— DESCRIPTION OF THE TASK —
Exactly as written, set down the lines from the top of the entries through the line bearing "from matplotlib.patches import", with every picture left out.

— DATASET ROWS —
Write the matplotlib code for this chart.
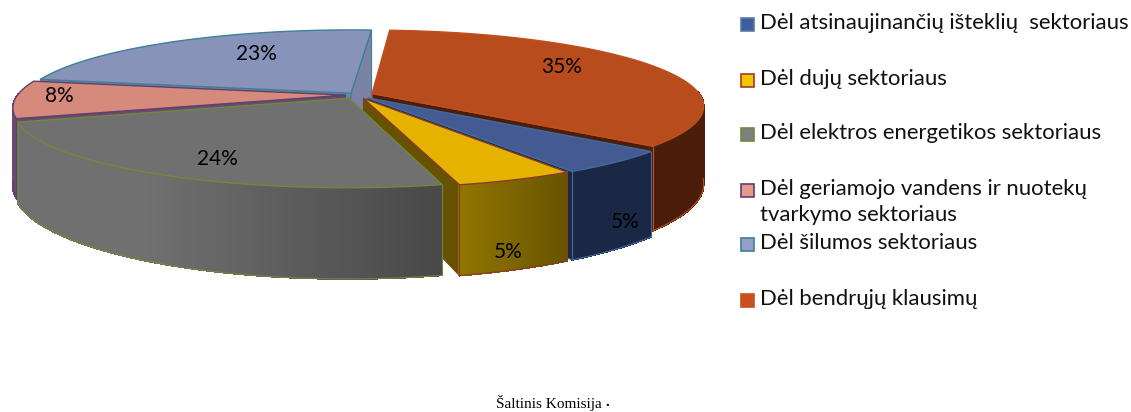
import numpy as np
import matplotlib
matplotlib.use('Agg')
import matplotlib.pyplot as plt
from matplotlib.collections import PolyCollection
from matplotlib.patches import Rectangle, Polygon

# data
names = ['Dėl atsinaujinančių išteklių  sektoriaus', 'Dėl dujų sektoriaus',
         'Dėl elektros energetikos sektoriaus',
         'Dėl geriamojo vandens ir nuotekų\ntvarkymo sektoriaus',
         'Dėl šilumos sektoriaus', 'Dėl bendrųjų klausimų']
shares = [5, 5, 24, 8, 23, 35]
labels = ['5%', '5%', '24%', '8%', '23%', '35%']

# styles
explode = [0.05, 0.05, 0.05, 0.035, 0.03, 0.05]
top_col = ['#445a93', '#e5b200', '#707070', '#d68a7c', '#8893ba', '#b84c1c']
edge_col = ['#3f6c9f', '#8a3a2a', '#6f8a3a', '#5e3f6e', '#3f7f97', '#c0501f']
wall_l = ['#1b2845', '#917600', '#707070', '#6b4a6e', '#6f7898', '#4a1e0a']
wall_r = ['#1b2845', '#675300', '#484848', '#6b4a6e', '#6f7898', '#4a1e0a']
side_col = ['#1b2845', '#665200', '#484848', '#6b4a6e', '#7a83a3', '#4a1e0a']
leg_col = ['#3f5c9c', '#f5c400', '#7f7f7f', '#e8998a', '#93a0c8', '#c8501e']
leg_edge = ['#5a7aa8', '#9c3a30', '#6f8a3a', '#5e3f6e', '#3f7f97', '#c8501e']
leg_y = [24, 80, 134, 190, 244, 300]
lab_x = [625, 508, 217, 59, 256, 562]
lab_y = [222, 252, 159, 96, 54, 67]
draw_order = [4, 3, 5, 0, 1, 2]

cx, cy = 357, 95
rx, ry, persp, depth = 328, 74, 0.16, 76
start = -40.0


def project(u, v):
    s = 1 / (1 + persp * v)
    return cx + rx * u * s, cy - ry * v * s, s


fig = plt.figure(figsize=(11.31, 4.12), dpi=100)
ax = fig.add_axes([0, 0, 1, 1])
ax.set_xlim(0, 1131)
ax.set_ylim(412, 0)
ax.axis('off')

edges = start - np.cumsum([0] + shares) * 3.6
for i in draw_order:
    a0, a1 = edges[i], edges[i + 1]
    mid = np.radians((a0 + a1) / 2)
    ou, ov = explode[i] * np.cos(mid), explode[i] * np.sin(mid)
    t = np.radians(np.linspace(a0, a1, int(abs(a1 - a0) * 2) + 2))
    x, y, s = project(ou + np.cos(t), ov + np.sin(t))
    ax0, ay0, as0 = project(ou, ov)

    # end walls, only when they face the viewer
    for ang, sign, k in ((a0, 1, 0), (a1, -1, -1)):
        if np.sin(np.radians(ang + sign * 90)) < 0:
            q = [(ax0, ay0), (x[k], y[k]), (x[k], y[k] + depth * s[k]),
                 (ax0, ay0 + depth * as0)]
            ax.add_patch(Polygon(q, fc=side_col[i], ec=edge_col[i], lw=0.8))

    # outer wall, shaded in small strips
    quads, cols = [], []
    c0 = np.array(matplotlib.colors.to_rgb(wall_l[i]))
    c1 = np.array(matplotlib.colors.to_rgb(wall_r[i]))
    keep = np.where(np.sin(t) < 0.03)[0]
    if len(keep) > 1:
        xa, xb = x[keep].min(), x[keep].max()
        for j, n in zip(keep[:-1], keep[1:]):
            quads.append([(x[j], y[j]), (x[n], y[n]),
                          (x[n], y[n] + depth * s[n]), (x[j], y[j] + depth * s[j])])
            f = ((x[j] + x[n]) / 2 - xa) / (xb - xa)
            # grey stays flat on the left half
            if i == 2:
                f = max(0, (f - 0.3) / 0.7)
            cols.append(c0 + (c1 - c0) * f)
        ax.add_collection(PolyCollection(quads, facecolors=cols, edgecolors=cols,
                                         linewidths=0.6, antialiaseds=False))
        low = np.where(np.sin(t) < -0.1)[0]
        ax.plot(x[low], y[low] + depth * s[low], color=edge_col[i], lw=0.8)
        for k in (keep[0], keep[-1]):
            if k == 0 or k == len(t) - 1:
                ax.plot([x[k], x[k]], [y[k], y[k] + depth * s[k]], color=edge_col[i], lw=0.8)

    # top face
    px = np.r_[ax0, x]
    py = np.r_[ay0, y]
    ax.add_patch(Polygon(np.c_[px, py], fc=top_col[i], ec=edge_col[i], lw=1.0, joinstyle='miter'))

for i in range(len(labels)):
    ax.text(lab_x[i], lab_y[i], labels[i], fontsize=15, family='Lato', color='black',
            ha='center', va='center')

for i in range(len(names)):
    ax.add_patch(Rectangle((741, leg_y[i] - 6.5), 13, 13, fc=leg_col[i], ec=leg_edge[i], lw=1.2))
    ax.text(760, leg_y[i] - 11, names[i], fontsize=15.9, family='Lato', color='#111111',
            ha='left', va='top', linespacing=1.35)

ax.text(496, 403, 'Šaltinis Komisija', fontsize=11, family='Liberation Serif', ha='left', va='center')
ax.text(605, 403, '.', fontsize=11, family='Liberation Serif', weight='bold', ha='left', va='center')

fig.savefig('out.png', dpi=100)
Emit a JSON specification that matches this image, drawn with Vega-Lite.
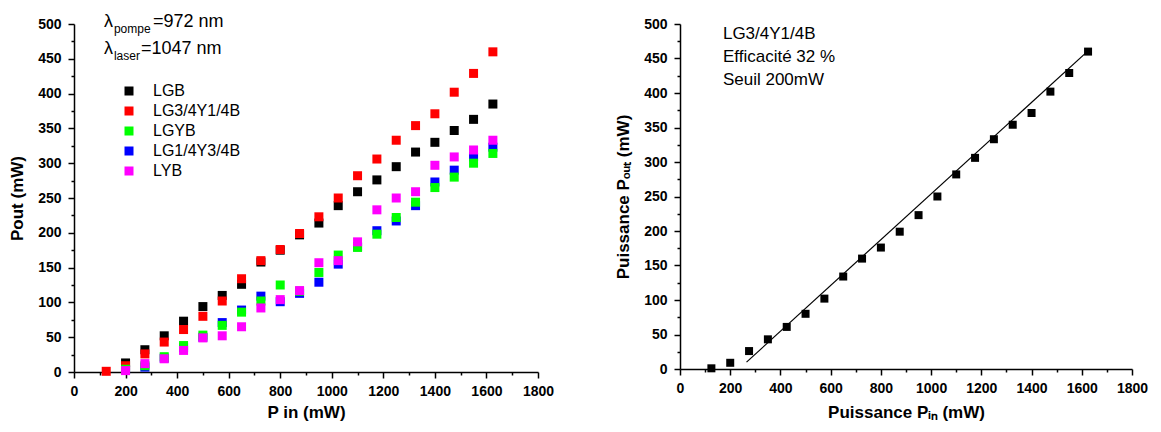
{
  "$schema": "https://vega.github.io/schema/vega-lite/v6.json",
  "padding": {"left": 8, "top": 12, "right": 5, "bottom": 5},
  "bounds": "flush",
  "spacing": 142,
  "background": "white",
  "config": {
    "view": {"stroke": null},
    "font": "Liberation Sans",
    "axis": {
      "grid": false,
      "domainColor": "black", "domainWidth": 1.5,
      "tickColor": "black", "tickWidth": 1.5,
      "labelFont": "Liberation Sans", "labelFontWeight": "bold", "labelFontSize": 14, "labelColor": "black",
      "titleFont": "Liberation Sans", "titleFontWeight": "bold", "titleFontSize": 17, "titleColor": "black",
      "labelOverlap": false, "labelFlush": false, "format": "d", "tickCount": 100
    },
    "axisX": {"labelPadding": 6, "titlePadding": 6},
    "axisY": {"labelPadding": 7, "titlePadding": 11}
  },
  "datasets": {
    "pts": [
      {"series": "LGB", "pin": 200, "pout": 13},
      {"series": "LGB", "pin": 275, "pout": 32},
      {"series": "LGB", "pin": 350, "pout": 52},
      {"series": "LGB", "pin": 425, "pout": 73},
      {"series": "LGB", "pin": 500, "pout": 94},
      {"series": "LGB", "pin": 575, "pout": 110},
      {"series": "LGB", "pin": 650, "pout": 126},
      {"series": "LGB", "pin": 725, "pout": 158},
      {"series": "LGB", "pin": 800, "pout": 175},
      {"series": "LGB", "pin": 875, "pout": 197},
      {"series": "LGB", "pin": 950, "pout": 214},
      {"series": "LGB", "pin": 1025, "pout": 239},
      {"series": "LGB", "pin": 1100, "pout": 259},
      {"series": "LGB", "pin": 1175, "pout": 276},
      {"series": "LGB", "pin": 1250, "pout": 295},
      {"series": "LGB", "pin": 1325, "pout": 316},
      {"series": "LGB", "pin": 1400, "pout": 330},
      {"series": "LGB", "pin": 1475, "pout": 347},
      {"series": "LGB", "pin": 1550, "pout": 363},
      {"series": "LGB", "pin": 1625, "pout": 385},
      {"series": "LG3/4Y1/4B", "pin": 125, "pout": 1},
      {"series": "LG3/4Y1/4B", "pin": 200, "pout": 9},
      {"series": "LG3/4Y1/4B", "pin": 275, "pout": 26},
      {"series": "LG3/4Y1/4B", "pin": 350, "pout": 43},
      {"series": "LG3/4Y1/4B", "pin": 425, "pout": 61},
      {"series": "LG3/4Y1/4B", "pin": 500, "pout": 80},
      {"series": "LG3/4Y1/4B", "pin": 575, "pout": 102},
      {"series": "LG3/4Y1/4B", "pin": 650, "pout": 134},
      {"series": "LG3/4Y1/4B", "pin": 725, "pout": 160},
      {"series": "LG3/4Y1/4B", "pin": 800, "pout": 176},
      {"series": "LG3/4Y1/4B", "pin": 875, "pout": 199},
      {"series": "LG3/4Y1/4B", "pin": 950, "pout": 223},
      {"series": "LG3/4Y1/4B", "pin": 1025, "pout": 250},
      {"series": "LG3/4Y1/4B", "pin": 1100, "pout": 282},
      {"series": "LG3/4Y1/4B", "pin": 1175, "pout": 306},
      {"series": "LG3/4Y1/4B", "pin": 1250, "pout": 333},
      {"series": "LG3/4Y1/4B", "pin": 1325, "pout": 354},
      {"series": "LG3/4Y1/4B", "pin": 1400, "pout": 371},
      {"series": "LG3/4Y1/4B", "pin": 1475, "pout": 402},
      {"series": "LG3/4Y1/4B", "pin": 1550, "pout": 429},
      {"series": "LG3/4Y1/4B", "pin": 1625, "pout": 460},
      {"series": "LG1/4Y3/4B", "pin": 200, "pout": 3},
      {"series": "LG1/4Y3/4B", "pin": 275, "pout": 7},
      {"series": "LG1/4Y3/4B", "pin": 350, "pout": 20},
      {"series": "LG1/4Y3/4B", "pin": 425, "pout": 35},
      {"series": "LG1/4Y3/4B", "pin": 500, "pout": 50},
      {"series": "LG1/4Y3/4B", "pin": 575, "pout": 71},
      {"series": "LG1/4Y3/4B", "pin": 650, "pout": 89},
      {"series": "LG1/4Y3/4B", "pin": 725, "pout": 109},
      {"series": "LG1/4Y3/4B", "pin": 800, "pout": 101},
      {"series": "LG1/4Y3/4B", "pin": 875, "pout": 113},
      {"series": "LG1/4Y3/4B", "pin": 950, "pout": 129},
      {"series": "LG1/4Y3/4B", "pin": 1025, "pout": 155},
      {"series": "LG1/4Y3/4B", "pin": 1100, "pout": 180},
      {"series": "LG1/4Y3/4B", "pin": 1175, "pout": 203},
      {"series": "LG1/4Y3/4B", "pin": 1250, "pout": 217},
      {"series": "LG1/4Y3/4B", "pin": 1325, "pout": 239},
      {"series": "LG1/4Y3/4B", "pin": 1400, "pout": 273},
      {"series": "LG1/4Y3/4B", "pin": 1475, "pout": 290},
      {"series": "LG1/4Y3/4B", "pin": 1550, "pout": 309},
      {"series": "LG1/4Y3/4B", "pin": 1625, "pout": 323},
      {"series": "LGYB", "pin": 200, "pout": 4},
      {"series": "LGYB", "pin": 275, "pout": 9},
      {"series": "LGYB", "pin": 350, "pout": 22},
      {"series": "LGYB", "pin": 425, "pout": 38},
      {"series": "LGYB", "pin": 500, "pout": 53},
      {"series": "LGYB", "pin": 575, "pout": 67},
      {"series": "LGYB", "pin": 650, "pout": 86},
      {"series": "LGYB", "pin": 725, "pout": 102},
      {"series": "LGYB", "pin": 800, "pout": 125},
      {"series": "LGYB", "pin": 875, "pout": 116},
      {"series": "LGYB", "pin": 950, "pout": 143},
      {"series": "LGYB", "pin": 1025, "pout": 168},
      {"series": "LGYB", "pin": 1100, "pout": 179},
      {"series": "LGYB", "pin": 1175, "pout": 198},
      {"series": "LGYB", "pin": 1250, "pout": 222},
      {"series": "LGYB", "pin": 1325, "pout": 244},
      {"series": "LGYB", "pin": 1400, "pout": 265},
      {"series": "LGYB", "pin": 1475, "pout": 280},
      {"series": "LGYB", "pin": 1550, "pout": 300},
      {"series": "LGYB", "pin": 1625, "pout": 314},
      {"series": "LYB", "pin": 200, "pout": 2},
      {"series": "LYB", "pin": 275, "pout": 12},
      {"series": "LYB", "pin": 350, "pout": 19},
      {"series": "LYB", "pin": 425, "pout": 31},
      {"series": "LYB", "pin": 500, "pout": 49},
      {"series": "LYB", "pin": 575, "pout": 52},
      {"series": "LYB", "pin": 650, "pout": 65},
      {"series": "LYB", "pin": 725, "pout": 92},
      {"series": "LYB", "pin": 800, "pout": 104},
      {"series": "LYB", "pin": 875, "pout": 117},
      {"series": "LYB", "pin": 950, "pout": 157},
      {"series": "LYB", "pin": 1025, "pout": 160},
      {"series": "LYB", "pin": 1100, "pout": 187},
      {"series": "LYB", "pin": 1175, "pout": 233},
      {"series": "LYB", "pin": 1250, "pout": 250},
      {"series": "LYB", "pin": 1325, "pout": 259},
      {"series": "LYB", "pin": 1400, "pout": 297},
      {"series": "LYB", "pin": 1475, "pout": 309},
      {"series": "LYB", "pin": 1550, "pout": 319},
      {"series": "LYB", "pin": 1625, "pout": 333}
    ]
  },
  "hconcat": [
    {
      "width": 464,
      "height": 348,
      "layer": [
        {
          "data": {"name": "pts"},
          "mark": {"type": "point", "shape": "square", "filled": true, "size": 81, "opacity": 1},
          "encoding": {
            "x": {
              "field": "pin", "type": "quantitative",
              "scale": {"domain": [0, 1800], "nice": false},
              "axis": {
                "title": "P in (mW)",
                "format": "d",
                "labelOverlap": false,
                "tickCount": 100,
                "values": [0, 100, 200, 300, 400, 500, 600, 700, 800, 900, 1000, 1100, 1200, 1300, 1400, 1500, 1600, 1700, 1800],
                "labelExpr": "datum.value % 200 === 0 ? datum.label : ''",
                "tickSize": {"condition": {"test": "datum.value % 200 === 0", "value": 6}, "value": 3}
              }
            },
            "y": {
              "field": "pout", "type": "quantitative",
              "scale": {"domain": [0, 500], "nice": false},
              "axis": {
                "title": "Pout (mW)",
                "format": "d",
                "labelOverlap": false,
                "tickCount": 100,
                "values": [0, 25, 50, 75, 100, 125, 150, 175, 200, 225, 250, 275, 300, 325, 350, 375, 400, 425, 450, 475, 500],
                "labelExpr": "datum.value % 50 === 0 ? datum.label : ''",
                "tickSize": {"condition": {"test": "datum.value % 50 === 0", "value": 6}, "value": 3}
              }
            },
            "color": {
              "field": "series", "type": "nominal",
              "scale": {
                "domain": ["LGB", "LG3/4Y1/4B", "LGYB", "LG1/4Y3/4B", "LYB"],
                "range": ["#000000", "#ff0000", "#00ff00", "#0000ff", "#ff00ff"]
              },
              "legend": {
                "title": null,
                "orient": "none",
                "legendX": 47,
                "legendY": 59,
                "padding": 0,
                "symbolType": "square",
                "symbolSize": 81,
                "symbolStrokeWidth": 0,
                "labelFont": "Liberation Sans",
                "labelFontSize": 16,
                "labelColor": "black",
                "labelOffset": 16,
                "rowPadding": 4
              }
            }
          }
        },
        {
          "data": {"values": [{}]},
          "mark": {"type": "text", "align": "left", "baseline": "alphabetic", "fontSize": 18, "font": "Liberation Sans", "color": "black"},
          "encoding": {"x": {"datum": 116}, "y": {"datum": 496}, "text": {"value": "λ"}}
        },
        {
          "data": {"values": [{}]},
          "mark": {"type": "text", "align": "left", "baseline": "alphabetic", "fontSize": 12, "font": "Liberation Sans", "color": "black", "dx": 10, "dy": 6},
          "encoding": {"x": {"datum": 116}, "y": {"datum": 496}, "text": {"value": "pompe"}}
        },
        {
          "data": {"values": [{}]},
          "mark": {"type": "text", "align": "left", "baseline": "alphabetic", "fontSize": 18, "font": "Liberation Sans", "color": "black", "dx": 49},
          "encoding": {"x": {"datum": 116}, "y": {"datum": 496}, "text": {"value": "=972 nm"}}
        },
        {
          "data": {"values": [{}]},
          "mark": {"type": "text", "align": "left", "baseline": "alphabetic", "fontSize": 18, "font": "Liberation Sans", "color": "black"},
          "encoding": {"x": {"datum": 116}, "y": {"datum": 457}, "text": {"value": "λ"}}
        },
        {
          "data": {"values": [{}]},
          "mark": {"type": "text", "align": "left", "baseline": "alphabetic", "fontSize": 12, "font": "Liberation Sans", "color": "black", "dx": 10, "dy": 6},
          "encoding": {"x": {"datum": 116}, "y": {"datum": 457}, "text": {"value": "laser"}}
        },
        {
          "data": {"values": [{}]},
          "mark": {"type": "text", "align": "left", "baseline": "alphabetic", "fontSize": 18, "font": "Liberation Sans", "color": "black", "dx": 37},
          "encoding": {"x": {"datum": 116}, "y": {"datum": 457}, "text": {"value": "=1047 nm"}}
        }
      ]
    },
    {
      "width": 452,
      "height": 345,
      "layer": [
        {
          "data": {"name": "pts"},
          "transform": [{"filter": "datum.series === 'LG3/4Y1/4B'"}],
          "mark": {"type": "point", "shape": "square", "filled": true, "size": 64, "color": "black", "opacity": 1},
          "encoding": {
            "x": {
              "field": "pin", "type": "quantitative",
              "scale": {"domain": [0, 1800], "nice": false},
              "axis": {
                "title": "Puissance Pᵢₙ (mW)",
                "titlePadding": 9,
                "format": "d",
                "labelOverlap": false,
                "tickCount": 100,
                "values": [0, 100, 200, 300, 400, 500, 600, 700, 800, 900, 1000, 1100, 1200, 1300, 1400, 1500, 1600, 1700, 1800],
                "labelExpr": "datum.value % 200 === 0 ? datum.label : ''",
                "tickSize": {"condition": {"test": "datum.value % 200 === 0", "value": 6}, "value": 3}
              }
            },
            "y": {
              "field": "pout", "type": "quantitative",
              "scale": {"domain": [0, 500], "nice": false},
              "axis": {
                "title": "Puissance Pₒᵤₜ (mW)",
                "format": "d",
                "labelOverlap": false,
                "tickCount": 100,
                "values": [0, 25, 50, 75, 100, 125, 150, 175, 200, 225, 250, 275, 300, 325, 350, 375, 400, 425, 450, 475, 500],
                "labelExpr": "datum.value % 50 === 0 ? datum.label : ''",
                "tickSize": {"condition": {"test": "datum.value % 50 === 0", "value": 6}, "value": 3}
              }
            }
          }
        },
        {
          "data": {"values": [{"pin": 265, "pout": 10}, {"pin": 1625, "pout": 461}]},
          "mark": {"type": "line", "color": "black", "strokeWidth": 1.2},
          "encoding": {
            "x": {"field": "pin", "type": "quantitative"},
            "y": {"field": "pout", "type": "quantitative"}
          }
        },
        {
          "data": {"values": [{}]},
          "mark": {"type": "text", "align": "left", "baseline": "alphabetic", "fontSize": 17, "lineHeight": 23, "font": "Liberation Sans", "color": "black"},
          "encoding": {
            "x": {"datum": 171},
            "y": {"datum": 478},
            "text": {"value": ["LG3/4Y1/4B", "Efficacité 32 %", "Seuil 200mW"]}
          }
        }
      ]
    }
  ]
}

— ANSWER TO THIS PROBLEM —
Write the matplotlib code for this chart.
import numpy as np
import matplotlib
matplotlib.use('Agg')
import matplotlib.pyplot as plt
from matplotlib.collections import PolyCollection
from matplotlib.patches import Rectangle, Polygon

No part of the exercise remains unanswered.